So I've been using it for two months. I'm still not sure if it's good for people that just want to talk or text, but it's definitely great to access the internet on the go. So I started catching up with my backlog of articles in Google Reader. Currently I'm back in January 2010, so there is hope that the folder with articles to read will be empty some day. (Alas, it's just one of four, so it looks like I will stay busy for some more months.)
Today I came across Ted Neward's Predictions. I like to read Ted's posts because he doesn't take himself too serious. I especially enjoyed his busy Java developer's guide to Scala two years ago, but I'm digressing again. In his predictions he talked about different technologies and some well known companies. I will not repost his post, but he made some quite sarcastic and funny remarks that I need to share.
- "Cloud" will become the next "ESB" or "SOA", in that it will be something that everybody will talk about, but few will understand and even fewer will do anything with. --- Well another one in the list of useless buzzwords that lacks a clear definition. Last year I was working on some enterprise integration project and the Czech bank was using AquaLogic ESB. I asked our rock star enterprise architects what exactly defines an ESB. They were not able to give a proper answer. According to the German Wikipedia the term ESB was defined by Gartner in 2002. So it's no wonder that ESB is not proper defined.
- Being "REST"ful will equate to "I did it myself!"
- Agile has become another adjective meaning "best practices", and as such, has essentially lost its meaning. --- What does best practice mean anyway? Most likely it is a cookbook and a collection of things that work. According to Andy Hunt best practices are for people that need guidelines. But these guidelines never capture the whole context of the problem. And Ted really hates best practices.

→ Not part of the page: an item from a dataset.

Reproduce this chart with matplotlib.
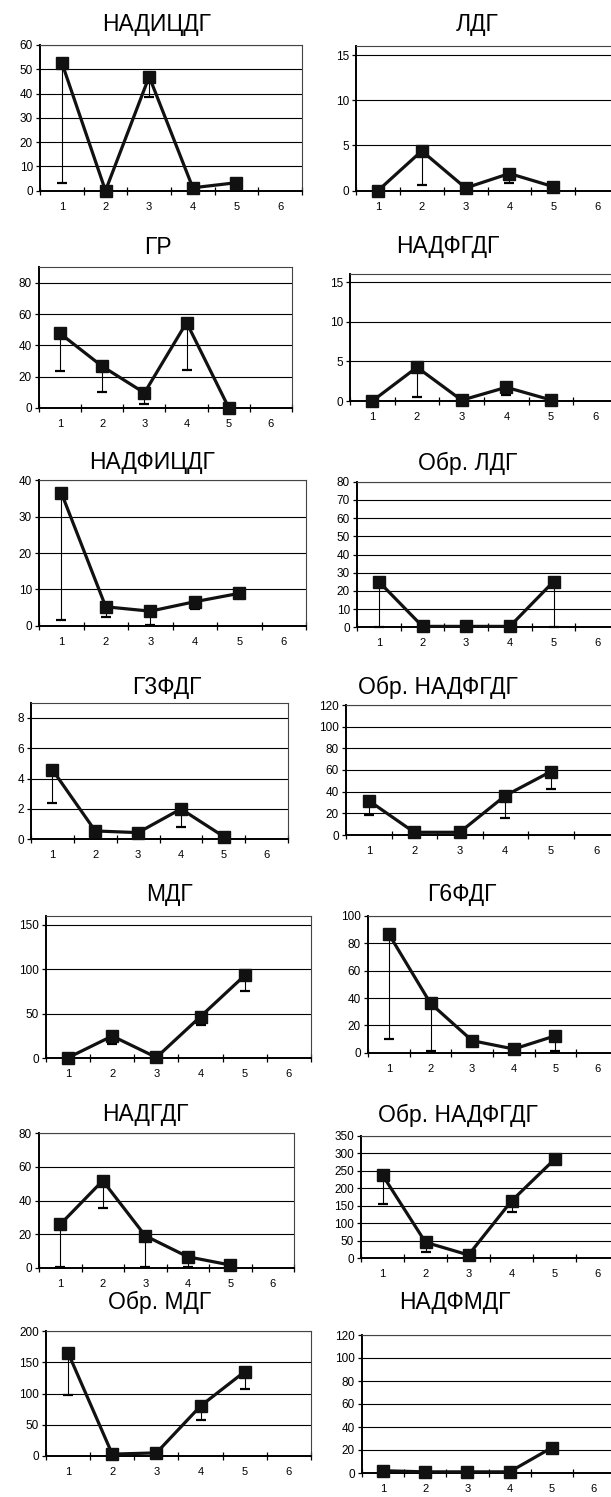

- Try this: walk into a functional language forum, and ask what a monad is. Nobody yet has been able to produce an answer that doesn't involve math theory, or that does involve a practical domain-object-based example. In fact, nobody has really said why (or if) monads are even still useful. --- When diving into Scala two years ago, I tried to figure out monads. James Iry did a decent job explaining what they do, but I still have no idea what they are or why I should use them. (But probably that's different for pure languages like Haskell.)